# Square principle

(Redirected from Global square)

In mathematical set theory, a square principle is a combinatorial principle asserting the existence of a cohering sequence of short closed unbounded (club) sets so that no one (long) club set coheres with them all. As such they may be viewed as a kind of incompactness phenomenon. They were introduced by Ronald Jensen in his analysis of the fine structure of the constructible universe L.

## Definition

Define Sing to be the class of all limit ordinals which are not regular. Global square states that there is a system $(C_{\beta })_{\beta \in \mathrm {Sing} }$  satisfying:

1. $C_{\beta }$  is a club set of $\beta$ .
2. ot$(C_{\beta })<\beta$
3. If $\gamma$  is a limit point of $C_{\beta }$  then $\gamma \in \mathrm {Sing}$  and $C_{\gamma }=C_{\beta }\cap \gamma$

## Variant relative to a cardinal

Jensen introduced also a local version of the principle.
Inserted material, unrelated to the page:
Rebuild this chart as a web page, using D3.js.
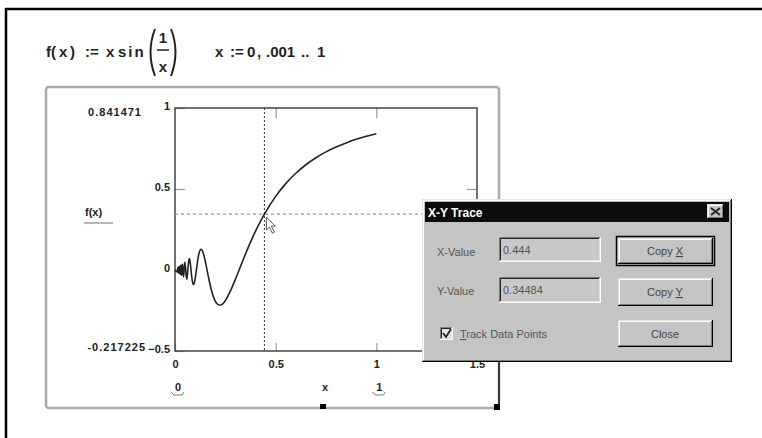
<!DOCTYPE html>
<html>
<head>
<meta charset="utf-8">
<script src="https://cdn.jsdelivr.net/npm/d3@7"></script>
<style>
  html, body { margin: 0; padding: 0; background: #fff; }
  svg { display: block; }
  text { font-family: Arial, "Liberation Sans", sans-serif; }
</style>
</head>
<body>
<div id="chart"></div>
<script>
// f(x) = x sin(1/x) (dense where it oscillates near 0)
const curveX = [0, 0.01248, 0.01299, 0.01355, 0.01415, 0.01480, 0.01553, 0.01632, 0.01721, 0.01819,
  0.01929, 0.02054, 0.02195, 0.02358, 0.02546, 0.02768, 0.03032, 0.03351, 0.03745, 0.04244,
  0.04897, 0.0579, 0.061, 0.0637, 0.067, 0.0707, 0.075, 0.0796, 0.085, 0.0917,
  0.095, 0.10, 0.105, 0.11, 0.115, 0.12, 0.1295, 0.14, 0.15, 0.16,
  0.17, 0.18, 0.19, 0.20, 0.21, 0.2225, 0.24, 0.26, 0.28, 0.30,
  0.32, 0.34, 0.36, 0.38, 0.40, 0.444, 0.45, 0.50, 0.55, 0.60,
  0.65, 0.70, 0.75, 0.80, 0.85, 0.90, 0.95, 1.00]
const curveY = [0, -0.0125, 0.0130, -0.0135, 0.0141, -0.0148, 0.0155, -0.0163, 0.0172, -0.0182,
  0.0193, -0.0205, 0.0220, -0.0236, 0.0255, -0.0277, 0.0303, -0.0335, 0.0374, -0.0424,
  0.0490, -0.0579, -0.0386, 0, 0.0456, 0.0707, 0.0512, 0, -0.0602, -0.0913,
  -0.0839, -0.0544, -0.0112, 0.0358, 0.0761, 0.1058, 0.1284, 0.1060, 0.0561, -0.0053,
  -0.0665, -0.1199, -0.1620, -0.1918, -0.2098, -0.2172, -0.2061, -0.1679, -0.1167, -0.0571,
  0.0053, 0.0677, 0.1279, 0.1859, 0.2394, 0.3448, 0.3578, 0.4546, 0.5332, 0.5972,
  0.6497, 0.6929, 0.7289, 0.7592, 0.7847, 0.8064, 0.8252, 0.8415]

const xDomain = [0, 1.5]
const yDomain = [-0.5, 1]
const xTicks = [0, 0.5, 1, 1.5]
const yTicks = [-0.5, 0, 0.5, 1]
const xRangeVals = [0, 1]
const yMaxLabel = "0.841471"
const yMinLabel = "-0.217225"
const traceX = 0.444
const traceY = 0.34484

const W = 762, H = 438
const svg = d3.select("#chart").append("svg").attr("width", W).attr("height", H)
svg.append("rect").attr("width", W).attr("height", H).attr("fill", "#fff")

// page border (top + left edges visible)
svg.append("line").attr("x1", 5).attr("y1", 9).attr("x2", W).attr("y2", 9)
  .attr("stroke", "#000").attr("stroke-width", 2.5)
svg.append("line").attr("x1", 6).attr("y1", 8).attr("x2", 6).attr("y2", H)
  .attr("stroke", "#000").attr("stroke-width", 2.5)

// formula line
const formula = svg.append("g").attr("font-weight", "bold").attr("font-size", 15).attr("fill", "#222")
const pieces = [["f(", 46, 57], ["x", 59, 57], [")", 70, 57], [":=", 85, 57], ["x", 106, 57],
  ["x", 215, 57], [":=", 230, 57], ["0", 247, 57], [",", 257, 57], [".001", 266, 57], ["..", 301, 57], ["1", 317, 57]]
pieces.forEach(([t, px, py]) => formula.append("text").attr("x", px).attr("y", py).text(t))
formula.append("text").attr("x", 118).attr("y", 57).attr("letter-spacing", 2).text("sin")
formula.append("text").attr("x", 163).attr("y", 43).attr("text-anchor", "middle").text("1")
formula.append("text").attr("x", 163).attr("y", 72).attr("text-anchor", "middle").text("x")
formula.append("line").attr("x1", 157).attr("x2", 169).attr("y1", 50).attr("y2", 50)
  .attr("stroke", "#222").attr("stroke-width", 1.5)
formula.append("path").attr("d", "M155,29 Q146,52 155,76").attr("fill", "none").attr("stroke", "#222").attr("stroke-width", 2)
formula.append("path").attr("d", "M171,29 Q180,52 171,76").attr("fill", "none").attr("stroke", "#222").attr("stroke-width", 2)

// plot region frame
svg.append("rect").attr("x", 46).attr("y", 87).attr("width", 453).attr("height", 321).attr("rx", 3)
  .attr("fill", "none").attr("stroke", "#aaa").attr("stroke-width", 2.5)
svg.append("line").attr("x1", 499).attr("x2", 499).attr("y1", 360).attr("y2", 408)
  .attr("stroke", "#111").attr("stroke-width", 1.5)
svg.append("rect").attr("x", 320).attr("y", 404).attr("width", 6).attr("height", 5).attr("fill", "#000")
svg.append("rect").attr("x", 494).attr("y", 404).attr("width", 6).attr("height", 6).attr("fill", "#000")

const x = d3.scaleLinear().domain(xDomain).range([175, 477])
const y = d3.scaleLinear().domain(yDomain).range([351, 108])

const labelFont = (sel) => sel.attr("font-family", "Arial, 'Liberation Sans', sans-serif")
  .attr("font-size", 11).attr("font-weight", "bold")

// axes with inward ticks
const styleAxis = (g) => {
  g.select(".domain").remove()
  g.selectAll(".tick line").attr("stroke", "#999").attr("stroke-width", 1.2)
  g.selectAll(".tick text").attr("fill", "#222")
  labelFont(g)
}
svg.append("g").attr("transform", "translate(0,351)")
  .call(d3.axisBottom(x).tickValues(xTicks).tickSize(-8).tickPadding(9).tickFormat(d3.format("")))
  .call(styleAxis)
svg.append("g").attr("transform", "translate(0,108)")
  .call(d3.axisTop(x).tickValues(xTicks.slice(1, 3)).tickSize(-10).tickFormat(""))
  .call(styleAxis)
svg.append("g").attr("transform", "translate(175,0)")
  .call(d3.axisLeft(y).tickValues(yTicks).tickSize(-10).tickPadding(5).tickFormat(d3.format("")))
  .call(styleAxis)
  .selectAll(".tick text").attr("dy", "0.1em")
svg.append("g").attr("transform", "translate(477,0)")
  .call(d3.axisRight(y).tickValues(yTicks.slice(1, 3)).tickSize(-10).tickFormat(""))
  .call(styleAxis)

svg.append("rect").attr("x", x(xDomain[0])).attr("y", y(yDomain[1]))
  .attr("width", x(xDomain[1]) - x(xDomain[0])).attr("height", y(yDomain[0]) - y(yDomain[1]))
  .attr("fill", "none").attr("stroke", "#444").attr("stroke-width", 1.5)

// axis limit labels
svg.append("text").attr("x", 142).attr("y", 116).attr("text-anchor", "end").attr("letter-spacing", 1)
  .attr("fill", "#222").call(labelFont).text(yMaxLabel)
svg.append("text").attr("x", 146).attr("y", 351).attr("text-anchor", "end").attr("letter-spacing", 1)
  .attr("fill", "#222").call(labelFont).text(yMinLabel)
svg.append("text").attr("x", 85).attr("y", 216).attr("fill", "#222").call(labelFont).text("f(x)")
svg.append("line").attr("x1", 84).attr("x2", 113).attr("y1", 223).attr("y2", 223)
  .attr("stroke", "#888").attr("stroke-width", 1.2)

const rangeRow = svg.append("g")
rangeRow.selectAll("text.lim").data(xRangeVals).join("text")
  .attr("x", (d) => x(d) + 3).attr("y", 391).attr("text-anchor", "middle")
  .attr("fill", "#222").call(labelFont).text((d) => d)
rangeRow.selectAll("path").data(xRangeVals).join("path")
  .attr("d", (d) => `M${x(d) - 4},392 L${x(d) - 1},395 L${x(d) + 7},395 L${x(d) + 9},392`)
  .attr("fill", "none").attr("stroke", "#777").attr("stroke-width", 1)
rangeRow.append("text").attr("x", 325).attr("y", 391).attr("text-anchor", "middle")
  .attr("fill", "#222").call(labelFont).text("x")

// trace crosshair
svg.append("line").attr("x1", x(xDomain[0])).attr("x2", x(xDomain[1]))
  .attr("y1", y(traceY)).attr("y2", y(traceY))
  .attr("stroke", "#999").attr("stroke-width", 1.2).attr("stroke-dasharray", "3,3")
svg.append("line").attr("x1", x(traceX)).attr("x2", x(traceX))
  .attr("y1", y(yDomain[1])).attr("y2", y(yDomain[0]))
  .attr("stroke", "#333").attr("stroke-width", 1).attr("stroke-dasharray", "2,2")

// curve
const line = d3.line().x((d) => x(d[0])).y((d) => y(d[1])).curve(d3.curveMonotoneX)
svg.append("path").datum(d3.zip(curveX, curveY)).attr("d", line)
  .attr("fill", "none").attr("stroke", "#222").attr("stroke-width", 1.6).attr("stroke-linejoin", "round")

// mouse pointer at trace point
svg.append("path")
  .attr("transform", `translate(${x(traceX) + 2},${y(traceY) + 3})`)
  .attr("d", "M0,0 L0,13 L3,10 L6,16 L8,15 L5,9 L9,9 Z")
  .attr("fill", "#fff").attr("stroke", "#555").attr("stroke-width", 1)

// X-Y Trace dialog
const dlg = svg.append("g")
const face = "#c4c4c4"
function bevel(g, bx, by, bw, bh, raised, fill) {
  g.append("rect").attr("x", bx).attr("y", by).attr("width", bw).attr("height", bh).attr("fill", fill)
  const [tl1, br1, tl2, br2] = raised ? ["#e4e4e4", "#000", "#fff", "#7a7a7a"] : ["#7a7a7a", "#fff", "#222", "#e0e0e0"]
  const edge = (x1, y1, x2, y2, c) => g.append("line").attr("x1", x1).attr("y1", y1).attr("x2", x2).attr("y2", y2)
    .attr("stroke", c).attr("stroke-width", 1)
  edge(bx + 0.5, by + 0.5, bx + bw - 0.5, by + 0.5, tl1)
  edge(bx + 0.5, by + 0.5, bx + 0.5, by + bh - 0.5, tl1)
  edge(bx, by + bh - 0.5, bx + bw, by + bh - 0.5, br1)
  edge(bx + bw - 0.5, by, bx + bw - 0.5, by + bh, br1)
  edge(bx + 1.5, by + 1.5, bx + bw - 1.5, by + 1.5, tl2)
  edge(bx + 1.5, by + 1.5, bx + 1.5, by + bh - 1.5, tl2)
  edge(bx + 1, by + bh - 1.5, bx + bw - 1, by + bh - 1.5, br2)
  edge(bx + bw - 1.5, by + 1, bx + bw - 1.5, by + bh - 1, br2)
}
bevel(dlg, 422, 199, 310, 163, true, face)
dlg.append("rect").attr("x", 425).attr("y", 202).attr("width", 304).attr("height", 20).attr("fill", "#0c0c0c")
dlg.append("text").attr("x", 428).attr("y", 217).attr("fill", "#fff").attr("font-size", 12)
  .attr("font-weight", "bold").text("X-Y Trace")
bevel(dlg, 707, 204, 17, 15, true, face)
dlg.append("path").attr("d", "M711,208 L720,215 M720,208 L711,215").attr("stroke", "#222").attr("stroke-width", 1.8)

const dlgText = (tx, ty, t) => dlg.append("text").attr("x", tx).attr("y", ty)
  .attr("font-size", 11).attr("fill", "#555").text(t)
dlgText(437, 256, "X-Value")
dlgText(437, 295, "Y-Value")
bevel(dlg, 499, 237, 102, 25, false, "#c8c8c8")
bevel(dlg, 499, 277, 102, 26, false, "#c8c8c8")
dlgText(503, 254, d3.format(".3f")(traceX))
dlgText(503, 294, d3.format(".5f")(traceY))

const button = (by, bh, label, under, isDefault) => {
  if (isDefault) {
    dlg.append("rect").attr("x", 616.5).attr("y", by - 0.5).attr("width", 98).attr("height", bh + 1)
      .attr("fill", "none").attr("stroke", "#000").attr("stroke-width", 1.5)
  }
  bevel(dlg, 618, by + 1, 95, bh - 2, true, face)
  const t = dlg.append("text").attr("x", 665).attr("y", by + bh / 2 + 4).attr("text-anchor", "middle")
    .attr("font-size", 11).attr("fill", "#444")
  if (under) {
    t.append("tspan").text(label.slice(0, -1))
    t.append("tspan").attr("text-decoration", "underline").text(label.slice(-1))
  } else {
    t.text(label)
  }
}
button(237, 28, "Copy X", true, true)
button(277, 30, "Copy Y", true, false)
button(319, 29, "Close", false, false)

bevel(dlg, 440, 327, 13, 13, false, "#e6e6e6")
dlg.append("path").attr("d", "M443,333 L446,337 L451,329").attr("fill", "none")
  .attr("stroke", "#222").attr("stroke-width", 1.8)
const track = dlg.append("text").attr("x", 460).attr("y", 338).attr("font-size", 11).attr("fill", "#555")
track.append("tspan").attr("text-decoration", "underline").text("T")
track.append("tspan").text("rack Data Points")
</script>
</body>
</html>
If $\kappa$  is an uncountable cardinal, then $\Box _{\kappa }$  asserts that there is a sequence $(C_{\beta }\mid \beta {\text{ a limit point of }}\kappa ^{+})$  satisfying:

1. $C_{\beta }$  is a club set of $\beta$ .
2. If $cf\beta <\kappa$ , then $|C_{\beta }|<\kappa$
3. If $\gamma$  is a limit point of $C_{\beta }$  then $C_{\gamma }=C_{\beta }\cap \gamma$

Jensen proved that this principle holds in the constructible universe for any uncountable cardinal κ.